In the years after the apparition to Juan Diego, millions of Indians were baptized into the new faith. How did a simple image that appears on the humble cloak of a poor and uneducated Indian change history? Because, Elizondo maintains, it communicated a message of unity and compassion in a language that would have been understood by both the Aztecs and their conquerors.

Interpretations of the various different aspects of the Guadalupe story would fill a library, but here is a brief summary of the most important points as I see them:

• Her physical appearance is both European and Indian. Her brown-skinned face, for example, appears to be a combination of both ethnicities, which would make her mestiza, a person of mixed race. Like most Latinos today.

Her clothing is European, but many of the related symbols are Indian. Much has been made, for example, of the fact that the Virgin of Guadalupe appears to be pregnant. And tied around her waist is the traditional Aztec symbol of motherhood, a black band. The Spanish-language word for pregnancy, “encinta” – literally “on the band” – reportedly originated with that tradition.

The Virgin appeared on a mountain that was already known as the dwelling place of the mother goddess Tonantzin and spoke the native language of the Indians. While the Spanish told the Indians that virtually everything about them was inferior, especially their religion, the Virgin spoke to Juan Diego on their holy site and in their language. In fact, one theory has it that the name of “Guadalupe” itself is a corruption of the Aztecs’ language for “She who crushed the serpent’s head.”

The earliest written account of the Guadalupe story, called the Nican Mopohua, mentions several times that Juan Diego was a macehual, a low-class laborer. Because he would have been considered a nobody, it’s significant that the Virgin of Guadalupe chose to appear to him instead of to someone with wealth and/or political power.

Despite the Spaniards’ insistence that only they possessed religious truth, and the Indians’ religion was false, the Virgin instructs Juan Diego, an Indian, to convey her message to Bishop Juan de Zumarraga, a Spaniard. This is a complete reversal of the typical approach to evangelization.
"How did a simple image that appears on the humble cloak of a poor and uneducated Indian change history?"
All this may be fun to discuss and debate at parties, but discovering the depth of meaning behind the Guadalupe story eventually prompted me to ask some uncomfortable questions about its ramifications for today.

Who are the macehuales, the nobodies, of modern society? Illegal immigrants? The aging? Farm workers? How are they treated, and what can I do to make things better?

What are the cultural, ethnic and religious clashes occurring right now in my own city? Blacks and Hispanics? Christians and those of other faiths? Latinos and non-Latinos? What can I do to promote acceptance and discussion instead of intolerance and animosity?

In what areas am I so certain that I posses the only truth that I refuse to listen to any truth I might receive from others? Politics? Family life? Religion?

It seems that Guadalupe is just as good at afflicting the comfortable as she is at comforting the afflicted.

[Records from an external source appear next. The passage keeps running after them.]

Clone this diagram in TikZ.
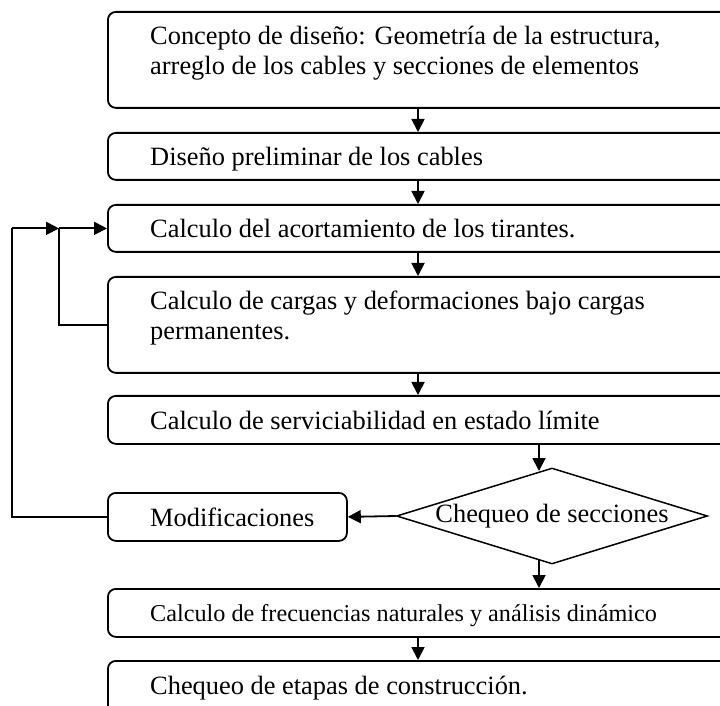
\documentclass[tikz,border=0pt]{standalone}
\usepackage{fontspec}
\setmainfont{Liberation Serif}
\usetikzlibrary{arrows.meta,shapes.geometric,calc}
\begin{document}
\begin{tikzpicture}[x=1pt,y=1pt,
  box/.style={draw, line width=1.8pt, rounded corners=8pt, inner sep=0pt, anchor=north west, minimum width=653pt},
  txt/.style={anchor=base west, inner sep=0pt, font=\fontsize{26.4}{30}\selectfont},
  smalltxt/.style={anchor=base west, inner sep=0pt, font=\fontsize{24.2}{28}\selectfont},
  conn/.style={line width=1.8pt, -{Triangle[length=13pt,width=13pt]}},
  plain/.style={line width=1.8pt}]
\useasboundingbox (0,0) rectangle (720,705);
\clip (0,0) rectangle (720,705);
% boxes
\node[box, minimum height=96pt] (b1) at (107,694) {};
\node[box, minimum height=47pt] (b2) at (107,573) {};
\node[box, minimum height=47pt] (b3) at (107,501) {};
\node[box, minimum height=96pt] (b4) at (107,429) {};
\node[box, minimum height=48pt] (b5) at (107,310) {};
\node[box, minimum height=48pt, minimum width=239pt] (m) at (107,213) {};
\node[draw, line width=1.5pt, shape=diamond, inner sep=0pt, minimum width=311pt, minimum height=96pt, aspect=3.24,
      font=\fontsize{26.4}{30}\selectfont] (d) at (552,189) {Chequeo de secciones};
\node[box, minimum height=48pt] (b6) at (107,117) {};
\node[box, minimum height=80pt] (b7) at (107,45) {};
% texts
\node[txt] (t1a) at (150,660) {Concepto de diseño: Geometría de la estructura,};
\node[txt] (t1b) at (150,630) {arreglo de los cables y secciones de elementos};
\node[txt] (t2) at (150,539) {Diseño preliminar de los cables};
\node[txt] (t3) at (150,467) {Calculo del acortamiento de los tirantes.};
\node[txt] (t4a) at (150,395) {Calculo de cargas y deformaciones bajo cargas};
\node[txt] (t4b) at (150,365) {permanentes.};
\node[txt] (t5) at (150,276) {Calculo de serviciabilidad en estado límite};
\node[txt] (tm) at (150,179) {Modificaciones};
\node[smalltxt] (t6) at (150,84) {Calculo de frecuencias naturales y análisis dinámico};
\node[txt] (t7) at (150,11) {Chequeo de etapas de construcción.};
% main flow
\draw[conn] (b1.south west -| 418,0) -- (b2.north west -| 418,0);
\draw[conn] (b2.south west -| 418,0) -- (b3.north west -| 418,0);
\draw[conn] (b3.south west -| 418,0) -- (b4.north west -| 418,0);
\draw[conn] (b4.south west -| 418,0) -- (b5.north west -| 418,0);
\draw[conn] (b5.south west -| 539,0) -- (539,234);
\draw[conn] (d.west) -- (m.east);
\draw[conn] (539,145) -- (b6.north west -| 539,0);
\draw[conn] (b6.south west -| 418,0) -- (b7.north west -| 418,0);
% feedback loops
\coordinate (j) at (59,0 |- b3.west);
\draw[plain] (b4.west) -| (j);
\draw[conn] (j) -- (b3.west);
\draw[plain] (m.west) -| (12,0 |- b3.west) coordinate (k);
\draw[conn] (k) -- (j);
\end{tikzpicture}
\end{document}
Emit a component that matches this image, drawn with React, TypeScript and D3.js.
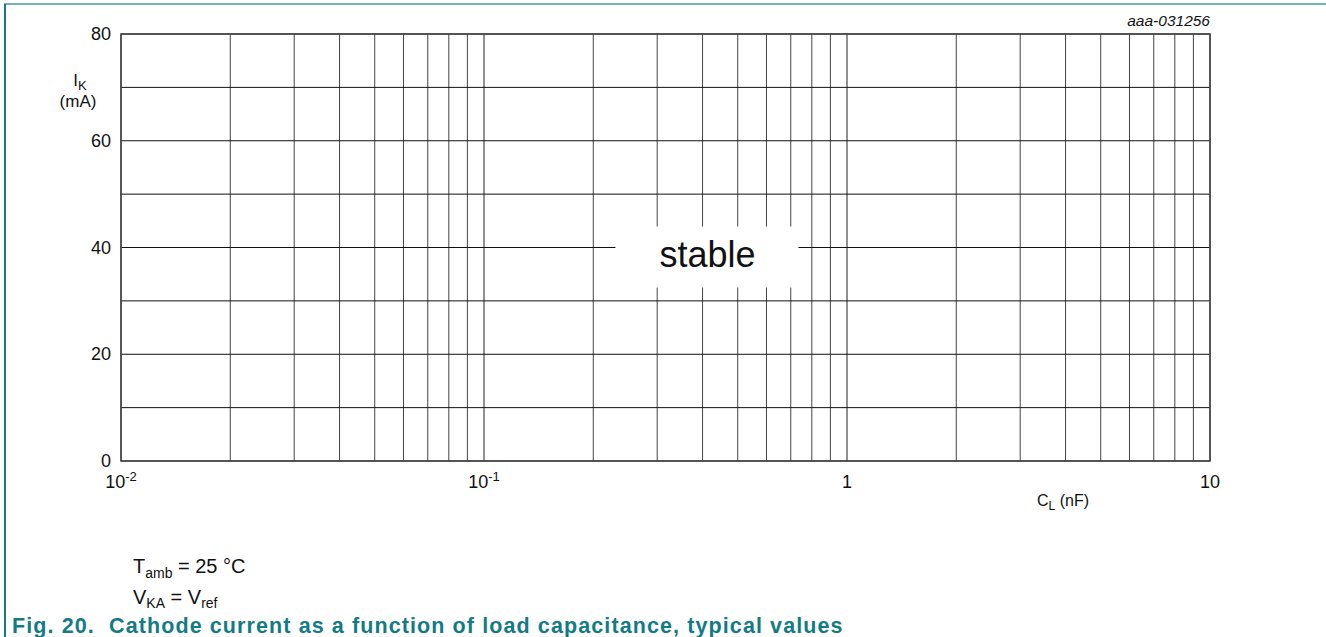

Yet the image retains its power.

When my wife and I married 22 years ago at San Clemente Mission in east Bakersfield, we chose to place the traditional bridal bouquet not before another statue of the Virgin Mary, but before a painting of the Virgin of Guadalupe.

Many years later, when I delivered a speech on the meaning of Guadalupe, my children dressed in full costume and acted as living representations of La Morenita and Juan Diego. They were only playing roles, of course, but in truth, I see La Virgencita in their brown faces every day.

And now in the chubby face of my 19-month-old granddaughter.

For La Morenita will always hold a special place in the hearts of Latinos, no matter which side of the border they may call home.

And I still gaze every day upon the image of the pretty lady that captivated me as a toddler. My fascination with her has grown stronger every year.

Only now, she is more beautiful than ever.